まず、通常の授業時でも他の児童の意見に関心を持つようになりました。本校では一名や二名クラスが多く、なかなか同年代の友達の意見に触れる機会がありません。自分の意見を発言し、教師の話を聴きそれで終わってしまうことが多いのです。そのため、他者がどのように考えるだろうかと意識したり、自分の意見と他者の意見を比べ、同じところや、違うところをみつけたりする機会を設定することは難しい状況にありました。しかし、今年度の遠隔合同交流を通し、児童同士の交流が進むにつれ、同年代の多様な意見に触れる機会を持つことができました。その結果、遠隔合同授業以外の場面で「私はこう思うけど、〇〇ちゃん(アグアスの児童の名前)だったらどう考えるだろう〜?」といったようなアグアスの児童に関心を持って思考をする様子がみられるようになりました。このように、遠隔合同交流を通して、遠く離れた友達と繋がることで、自分以外の意見に関心が向くようになりました。

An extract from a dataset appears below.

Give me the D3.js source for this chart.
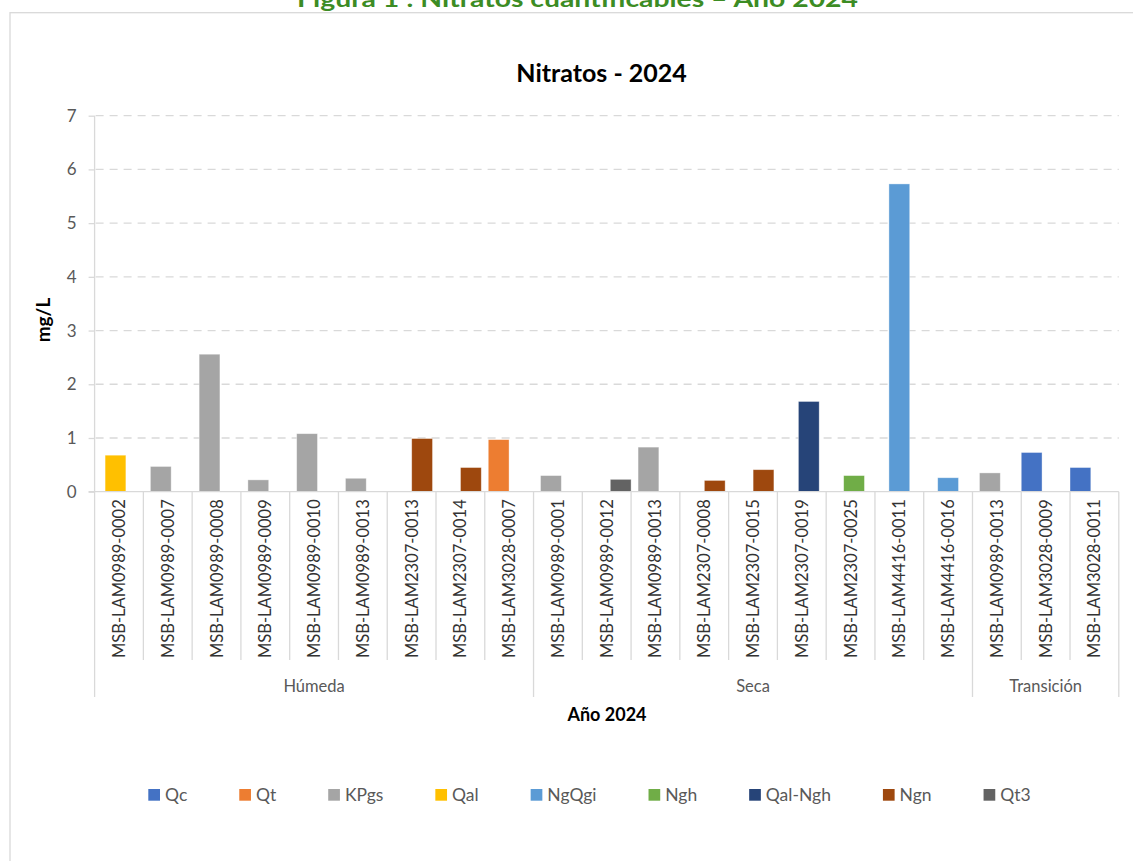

それに伴い、他の児童の意見をよく聴くことができるようになりました。前述したように、本校は少人数学級が多いため、授業では児童自身が「話す」ことが中心になり、先生以外の誰かの意見に耳を傾ける機会は簡単には設定できません。そのため、特に低学年の頃から一人学級で育ってきた児童などは、友達の話を目を見て聞いたり、相槌をうったりしながら聴くという姿勢が身に付いているとは言い難いです。質問をしたくともどう質問して良いのか迷ってしまうこともあります。これは、学力というよりはコミュニケーション能力に近いものでしょう。

 

しかし、遠隔合同交流において、同世代の仲間と触れ合うことでこうした児童に変化が見られました。次第に自己主張を抑え、相手の意見をじっくり聴くようになったり、自分の考えと相手の考えに違いがあると、質問をしたくなったりするようになったのです。遠隔交流時に「友達がなんていうかワクワクする!なんて発言するかすごく気になる!」と、すごく生き生きとした表情で話す児童が印象的でした。こうした経験を経て、少しずつ聴く姿勢や、意見の交流の仕方を学んでいくことに遠隔合同交流の価値を感じられました。